For this week on The Backlog, we’re taking a look at “Warhammer 40,000: Space Marine.” Developed by Relic Entertainment and published by THQ, “Space Marine” is a third-person hack and slash shooter set in the Games Workshop’s Warhammer 40k universe. Players are put into the shoes of Captain Titus, a Space Marine of the Ultramarines chapter, and they are tasked with liberating a Forge world of an Ork invasion.
As someone who has little to no prior knowledge of the lore behind the Warhammer 40k universe, “Space Marine” did a decent job of crafting a story that is still tangible for players new to the 40k universe and veterans alike.
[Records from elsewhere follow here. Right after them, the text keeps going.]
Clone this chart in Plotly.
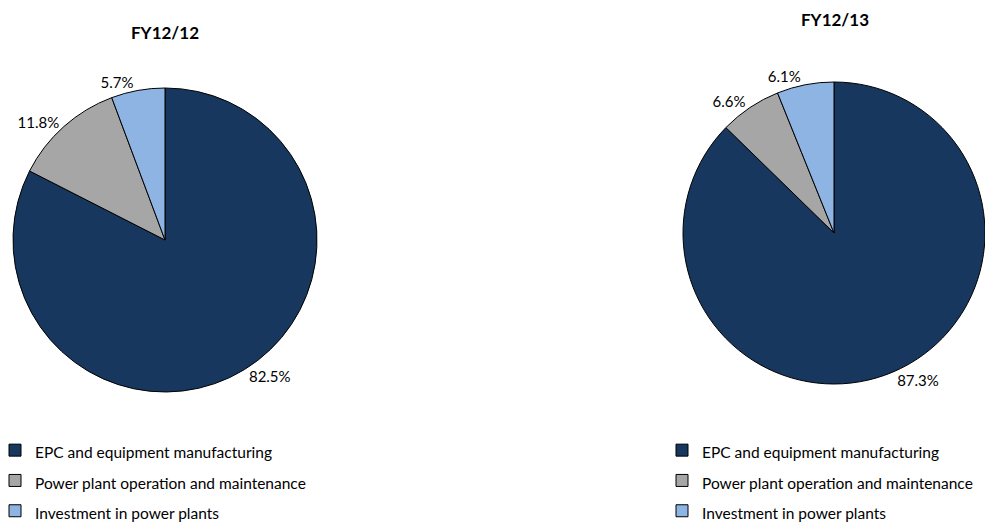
import plotly.graph_objects as go

W, H = 985, 525

categories = ["EPC and equipment manufacturing",
              "Power plant operation and maintenance",
              "Investment in power plants"]
fy1212_values = [82.5, 11.8, 5.7]
fy1213_values = [87.3, 6.6, 6.1]
titles = ["FY12/12", "FY12/13"]
colors = ["#17375E", "#A6A6A6", "#8DB4E2"]

FONT = "Lato, Carlito, Calibri, sans-serif"

def px_dom_x(a, b):
    return [a / W, b / W]

def px_dom_y(top, bottom):
    return [(H - bottom) / H, (H - top) / H]

# distinct (but identically rendered) label markup so each pie keeps its own legend
labels_left = [f'<span style="font-size:15.5px">{c}</span>' for c in categories]
labels_right = [f'<span style="font-size:15.5px;">{c}</span>' for c in categories]

fig = go.Figure()
fig.add_trace(go.Pie(
    labels=labels_left, values=fy1212_values, sort=False,
    direction="clockwise", rotation=0,
    marker=dict(colors=colors, line=dict(color="black", width=1)),
    textinfo="text", text=[f"{v:.1f}%" for v in fy1212_values],
    textposition="outside", textfont=dict(size=15, color="black", family=FONT),
    domain=dict(x=px_dom_x(13, 317), y=px_dom_y(88, 392)),
    legend="legend", hoverinfo="label+percent",
))
fig.add_trace(go.Pie(
    labels=labels_right, values=fy1213_values, sort=False,
    direction="clockwise", rotation=0,
    marker=dict(colors=colors, line=dict(color="black", width=1)),
    textinfo="text", text=[f"{v:.1f}%" for v in fy1213_values],
    textposition="outside", textfont=dict(size=15, color="black", family=FONT),
    domain=dict(x=px_dom_x(683, 985), y=px_dom_y(80, 386)),
    legend="legend2", hoverinfo="label+percent",
))

legend_common = dict(font=dict(size=21, color="black", family=FONT),
                     bgcolor="rgba(0,0,0,0)", xanchor="left", yanchor="top",
                     itemclick=False, itemdoubleclick=False, tracegroupgap=0)

fig.update_layout(
    width=W, height=H,
    margin=dict(l=0, r=0, t=0, b=0, autoexpand=False),
    paper_bgcolor="white", plot_bgcolor="white",
    font=dict(family=FONT, color="black"),
    legend=dict(x=-5 / W, y=1 - 430 / H, **legend_common),
    legend2=dict(x=662 / W, y=1 - 430 / H, **legend_common),
    annotations=[
        dict(text=f"<b>{titles[0]}</b>", x=165 / W, y=1 - 32 / H, xref="paper", yref="paper",
             showarrow=False, xanchor="center", yanchor="middle",
             font=dict(size=17, family=FONT, color="black")),
        dict(text=f"<b>{titles[1]}</b>", x=835 / W, y=1 - 20 / H, xref="paper", yref="paper",
             showarrow=False, xanchor="center", yanchor="middle",
             font=dict(size=17, family=FONT, color="black")),
    ],
)

fig.write_html("out.html")
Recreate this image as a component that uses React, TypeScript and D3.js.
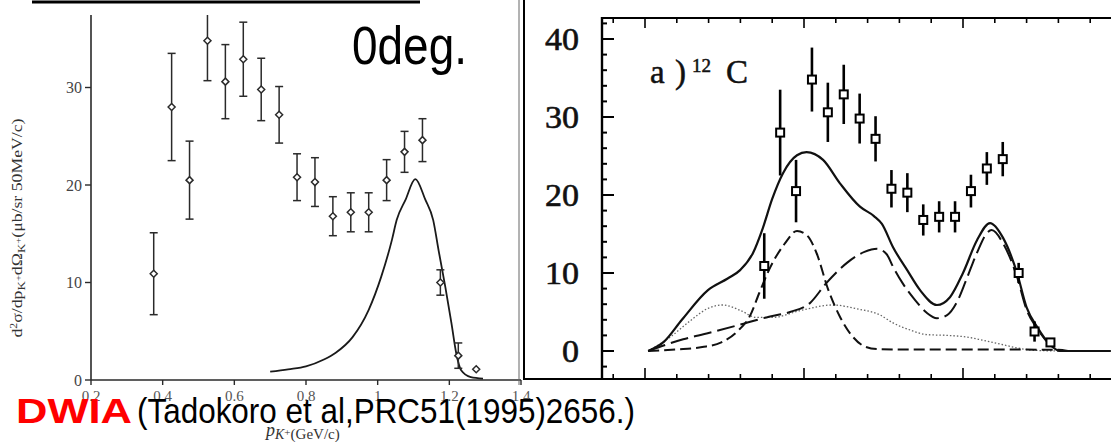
import React from 'react';
import * as d3 from 'd3';

// ---- data (shared by both panels: 12C(pi+,K+) spectrum, 0 deg) ----
const momenta = [0.375, 0.425, 0.475, 0.525, 0.575, 0.625, 0.675, 0.725, 0.775, 0.825, 0.875, 0.925, 0.975, 1.025, 1.075, 1.125, 1.175, 1.225, 1.275];
const crossSection = [10.9, 28.0, 20.5, 34.8, 30.6, 32.9, 29.8, 27.2, 20.8, 20.3, 16.8, 17.2, 17.2, 20.5, 23.4, 24.6, 10.0, 2.5, 1.1];
const errors = [4.2, 5.5, 4.0, 4.1, 3.8, 3.8, 3.2, 2.9, 2.4, 2.5, 2.0, 2.0, 2.0, 2.1, 2.1, 2.2, 1.3, 1.3, 0];

// left panel: DWIA curve
const dwiaP = [0.7, 0.75, 0.8, 0.85, 0.883, 0.93, 0.975, 1.01, 1.04, 1.053, 1.078, 1.105, 1.133, 1.155, 1.17, 1.189, 1.206, 1.219, 1.233, 1.26, 1.294];
const dwiaV = [0.85, 1.1, 1.4, 2.1, 2.8, 4.4, 7.2, 10.6, 14.4, 16.4, 18.5, 20.6, 18.5, 16.4, 13.3, 9.5, 5.8, 2.8, 1.0, 0.3, 0.15];

// right panel: calculated curves
const totalP = [0.01, 0.06, 0.116, 0.198, 0.26, 0.3, 0.34, 0.37, 0.4, 0.434, 0.478, 0.508, 0.56, 0.613, 0.676, 0.72, 0.745, 0.78, 0.824, 0.865, 0.918, 0.959, 1.0, 1.044, 1.085, 1.126, 1.17, 1.2, 1.233, 1.274, 1.305, 1.38, 1.465];
const totalV = [0, 1.2, 4.0, 7.8, 9.3, 10.4, 12.6, 15.7, 19.5, 22.8, 25.1, 25.5, 24.5, 21.5, 18.5, 17.3, 16.3, 13.3, 10.4, 7.8, 5.9, 6.9, 10.0, 14.2, 16.4, 14.5, 10.0, 5.6, 3.1, 0.8, 0, 0, 0];

const longDashP = [0.01, 0.12, 0.2, 0.31, 0.39, 0.456, 0.52, 0.57, 0.635, 0.69, 0.73, 0.76, 0.78, 0.81, 0.85, 0.886, 0.918, 0.95, 0.98, 1.01, 1.044, 1.075, 1.09, 1.126, 1.17, 1.2, 1.233, 1.274, 1.305];
const longDashV = [0, 1.5, 2.3, 3.5, 4.4, 5.0, 6.2, 8.7, 11.3, 12.7, 13.1, 12.4, 10.8, 8.7, 6.5, 4.9, 4.2, 4.6, 6.2, 9.1, 12.6, 15.1, 15.5, 13.8, 9.5, 5.3, 2.9, 0.8, 0];

const medDashP = [0.01, 0.1, 0.18, 0.24, 0.29, 0.33, 0.36, 0.39, 0.44, 0.478, 0.51, 0.54, 0.575, 0.613, 0.648, 0.69, 0.73, 0.8, 1.0, 1.3, 1.33];
const medDashV = [0, 0.2, 0.5, 1.1, 2.5, 4.5, 7.5, 10.4, 13.8, 15.4, 14.8, 12.5, 8.0, 4.4, 2.1, 0.6, 0.25, 0.2, 0.2, 0.15, 0];

const dottedP = [0.01, 0.08, 0.14, 0.2, 0.245, 0.3, 0.35, 0.4, 0.49, 0.59, 0.667, 0.74, 0.78, 0.833, 0.886, 0.95, 1.01, 1.06, 1.126, 1.17, 1.22, 1.3];
const dottedV = [0, 1.8, 3.8, 5.5, 5.9, 5.2, 4.3, 4.3, 5.2, 5.9, 5.4, 4.6, 3.6, 2.7, 2.1, 2.0, 1.8, 1.4, 0.8, 0.4, 0.1, 0];

// ticks
const leftXTicks = [0.2, 0.4, 0.6, 0.8, 1.0, 1.2, 1.4];
const leftXLabels = ['0.2', '0.4', '0.6', '0.8', '1', '1.2', '1.4'];
const leftYTicks = [0, 10, 20, 30];
const rightYTicks = [0, 10, 20, 30, 40];
const rightYMinor = d3.range(-2, 43, 2);
const rightXTicks = d3.range(-1, 15).map((i) => i / 10);

const serif = '"Liberation Serif", "Times New Roman", serif';
const sans = '"Liberation Sans", Arial, sans-serif';

export default function App() {
  // left panel scales
  const lx = d3.scaleLinear().domain([0.2, 1.4]).range([91, 521]);
  const ly = d3.scaleLinear().domain([0, 30]).range([380, 87.5]);
  // right panel scales
  const rx = d3.scaleLinear().domain([0, 1]).range([645, 963]);
  const ry = d3.scaleLinear().domain([0, 40]).range([351, 39]);

  const mkLine = (xs: number[], ys: number[], sx: any, sy: any) =>
    d3
      .line<number>()
      .x((_, i) => sx(xs[i]))
      .y((_, i) => sy(ys[i]))
      .curve(d3.curveMonotoneX)(xs) || '';

  const leftInk = '#2a2a2a';
  const rightInk = '#111';

  return (
    <svg
      width={1111}
      height={442}
      style={{ position: 'absolute', left: 0, top: 0, display: 'block', background: '#fff' }}
    >
      <defs>
        <clipPath id="leftClip">
          <rect x={60} y={15} width={470} height={380} />
        </clipPath>
      </defs>

      {/* top rule */}
      <line x1={32} x2={420} y1={2} y2={2} stroke="#000" strokeWidth={3} />

      {/* ---------------- LEFT PANEL ---------------- */}
      <g>
        <line x1={lx(0.2)} x2={lx(0.2)} y1={15} y2={ly(0)} stroke={leftInk} strokeWidth={1.6} />
        <line x1={lx(0.2)} x2={lx(1.4)} y1={ly(0)} y2={ly(0)} stroke={leftInk} strokeWidth={1.6} />
        {leftYTicks.map((t) => (
          <g key={'ly' + t}>
            <line x1={lx(0.2) - 6} x2={lx(0.2)} y1={ly(t)} y2={ly(t)} stroke={leftInk} strokeWidth={1.4} />
            <text x={lx(0.2) - 9} y={ly(t)} dy="0.35em" textAnchor="end" fontFamily={serif} fontSize={16} fill="#444">
              {t}
            </text>
          </g>
        ))}
        {leftXTicks.map((t, i) => (
          <g key={'lx' + t}>
            <line x1={lx(t)} x2={lx(t)} y1={ly(0)} y2={ly(0) + 5} stroke={leftInk} strokeWidth={1.4} />
            <text x={lx(t)} y={ly(0) + 21} textAnchor="middle" fontFamily={serif} fontSize={15} fill="#555">
              {leftXLabels[i]}
            </text>
          </g>
        ))}

        {/* y label */}
        <g transform="translate(22,228) rotate(-90)">
          <text textAnchor="middle" fontFamily={serif} fontSize={15} fill="#333" textLength={219} lengthAdjust="spacingAndGlyphs">
            d<tspan dy={-5} fontSize={10}>2</tspan>
            <tspan dy={5}>σ/dp</tspan>
            <tspan dy={3} fontSize={11}>K</tspan>
            <tspan dy={-4} fontSize={9}>+</tspan>
            <tspan dy={1}>dΩ</tspan>
            <tspan dy={3} fontSize={11}>K</tspan>
            <tspan dy={-4} fontSize={9}>+</tspan>
            <tspan dy={1}>(μb/sr 50MeV/c)</tspan>
          </text>
        </g>

        {/* x label */}
        <text x={266} y={436} fontFamily={serif} fontSize={18} fontStyle="italic" fill="#333">
          p
          <tspan dy={3} fontSize={14}>K</tspan>
          <tspan dy={-3} fontSize={11} fontStyle="normal">+</tspan>
          <tspan dy={3} fontSize={15} fontStyle="normal">(GeV/c)</tspan>
        </text>

        <path d={mkLine(dwiaP, dwiaV, lx, ly)} fill="none" stroke="#1a1a1a" strokeWidth={1.8} />

        <g clipPath="url(#leftClip)">
          {momenta.map((p, i) => {
            const x = lx(p);
            const y = ly(crossSection[i]);
            const e = errors[i];
            const yt = ly(crossSection[i] + e);
            const yb = ly(crossSection[i] - e);
            return (
              <g key={'lp' + i}>
                {e > 0 && (
                  <g stroke={leftInk} strokeWidth={1.5}>
                    <line x1={x} x2={x} y1={yt} y2={yb} />
                    {i !== 3 && <line x1={x - 4} x2={x + 4} y1={yt} y2={yt} />}
                    <line x1={x - 4} x2={x + 4} y1={yb} y2={yb} />
                  </g>
                )}
                <path
                  d={`M${x},${y - 3.5}L${x + 3.5},${y}L${x},${y + 3.5}L${x - 3.5},${y}Z`}
                  fill="#fff"
                  stroke={leftInk}
                  strokeWidth={1.5}
                />
              </g>
            );
          })}
        </g>
      </g>

      {/* ---------------- RIGHT PANEL ---------------- */}
      <g>
        <line x1={519} x2={519} y1={0} y2={385} stroke="#666" strokeWidth={1} />
        <line x1={524} x2={524} y1={0} y2={380} stroke="#000" strokeWidth={2} />
        <line x1={523} x2={1111} y1={379} y2={379} stroke="#000" strokeWidth={2.2} />
        <line x1={601} x2={1111} y1={18} y2={18} stroke="#000" strokeWidth={2.2} />
        <line x1={602} x2={602} y1={17} y2={380} stroke="#000" strokeWidth={2.4} />

        {rightYMinor.map((v) => (
          <line
            key={'rym' + v}
            x1={602}
            x2={602 + (v % 10 === 0 ? 12 : 5)}
            y1={ry(v)}
            y2={ry(v)}
            stroke="#000"
            strokeWidth={2}
          />
        ))}
        {rightYTicks.map((v) => (
          <text
            key={'ryl' + v}
            x={579}
            y={ry(v)}
            dy="0.35em"
            textAnchor="end"
            fontFamily={serif}
            fontSize={31}
            fill="#111"
            stroke="#111"
            strokeWidth={0.6}
            textLength={v === 0 ? 17 : 34}
            lengthAdjust="spacingAndGlyphs"
          >
            {v}
          </text>
        ))}
        {rightXTicks.map((p) => {
          const major = Math.abs(p * 2 - Math.round(p * 2)) < 1e-6;
          return (
            <g key={'rx' + p}>
              <line x1={rx(p)} x2={rx(p)} y1={18} y2={18 + (major ? 10 : 5)} stroke="#000" strokeWidth={1.6} />
              <line x1={rx(p)} x2={rx(p)} y1={379} y2={379 - (major ? 11 : 5)} stroke="#000" strokeWidth={1.6} />
            </g>
          );
        })}

        {/* panel label */}
        <g fontFamily={serif} fill="#111" stroke="#111" strokeWidth={0.5}>
          <text x={650} y={83} fontSize={33}>a</text>
          <text x={675} y={83} fontSize={33}>)</text>
          <text x={692} y={72} fontSize={19}>12</text>
          <text x={726} y={83} fontSize={33}>C</text>
        </g>

        {/* curves */}
        <path d={mkLine(dottedP, dottedV, rx, ry)} fill="none" stroke="#666" strokeWidth={1.3} strokeDasharray="1.5,2" />
        <path d={mkLine(medDashP, medDashV, rx, ry)} fill="none" stroke={rightInk} strokeWidth={2} strokeDasharray="11,5" />
        <path d={mkLine(longDashP, longDashV, rx, ry)} fill="none" stroke={rightInk} strokeWidth={2} strokeDasharray="18,6" />
        <path d={mkLine(totalP, totalV, rx, ry)} fill="none" stroke={rightInk} strokeWidth={2.2} />

        {momenta.map((p, i) => {
          const x = rx(p);
          const y = ry(crossSection[i]);
          const e = errors[i];
          return (
            <g key={'rp' + i}>
              {e > 0 && (
                <line x1={x} x2={x} y1={ry(crossSection[i] + e)} y2={ry(crossSection[i] - e)} stroke="#000" strokeWidth={2.6} />
              )}
              <rect x={x - 4} y={y - 4} width={8} height={8} fill="#fff" stroke="#000" strokeWidth={2} />
            </g>
          );
        })}
      </g>

      {/* ---------------- overlay texts ---------------- */}
      <text x={352} y={64} fontFamily={sans} fontSize={54} fill="#000" textLength={115} lengthAdjust="spacingAndGlyphs">
        0deg.
      </text>
      <text x={16} y={423} fontFamily={sans} fontSize={35} fontWeight="bold" fill="#ff0000" textLength={116} lengthAdjust="spacingAndGlyphs">
        DWIA
      </text>
      <text x={137} y={423} fontFamily={sans} fontSize={35} fill="#000" textLength={498} lengthAdjust="spacingAndGlyphs">
        (Tadokoro et al,PRC51(1995)2656.)
      </text>
    </svg>
  );
}
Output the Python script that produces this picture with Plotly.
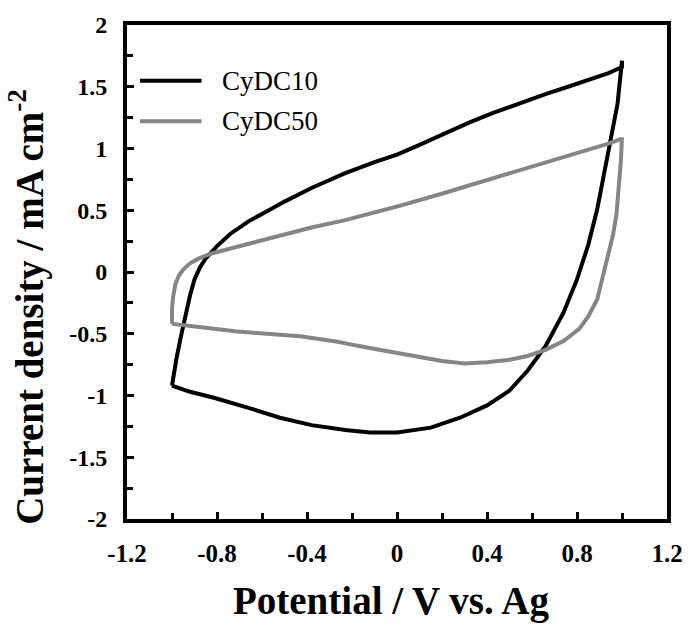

In fact, after 6 hours and nearly completing the game, it piqued my interest and made me want to learn more about Games Workshop’s Warhammer 40k franchise. There were times when I didn’t understand what some characters were talking about, and there were moments when I felt kind of interested in learning more about a certain faction or enemy.
The gameplay of “Space Marine” is repetitive, but satisfying and fun. It includes a mix of shooting and hack and slash mechanics. The gun mechanics are similar to “Gears of War,” and despite only being able to hold a maximum of four weapons, players unlock new weapons as they progress through the game. Now, the hack and slash mechanics of this game are reminiscent of the “Darksiders” franchise which is probably what makes this game so entertaining. Players can unlock and choose from different melee weapons to fight enemies and perform different combos to unleash carnage upon the Ork hordes. What’s probably most ridiculous about the game is the fact that players can only regenerate health by stunning and performing violent executions on their enemies. Enemies are literally walking health packs. Probably the most entertaining sections of the game were the couple of times players were able to equip jump packs. There’s nothing more satisfying than jumping 50 feet into the air and crashing down on the enemies with a giant power hammer.
Playing “Space Marine” is fun, but the gameplay gets slightly repetitive after a while with just shooting at enemies and slashing them to pieces. At first, I was surprised and excited by the cool executions, but it quickly felt like routine. As I would walk, or just hold the sprint button to go from objective to objective, things often felt quiet with no dialogue between characters to fill the silence. The only sound was the stomping of boots. The story was decent enough that I could understand some of what was going on, but I also didn’t find myself terribly invested in paying attention to all of it.
If you’re a fan of Warhammer and haven’t already played this, then it might be worth checking out. If you’re new to the Warhammer universe, then I would recommend this game if it’s on sale. “Space Marine” is a very average game. It’s entertaining enough to make you complete the campaign and have some fun for a few hours, but it’s not groundbreaking or amazing in any way.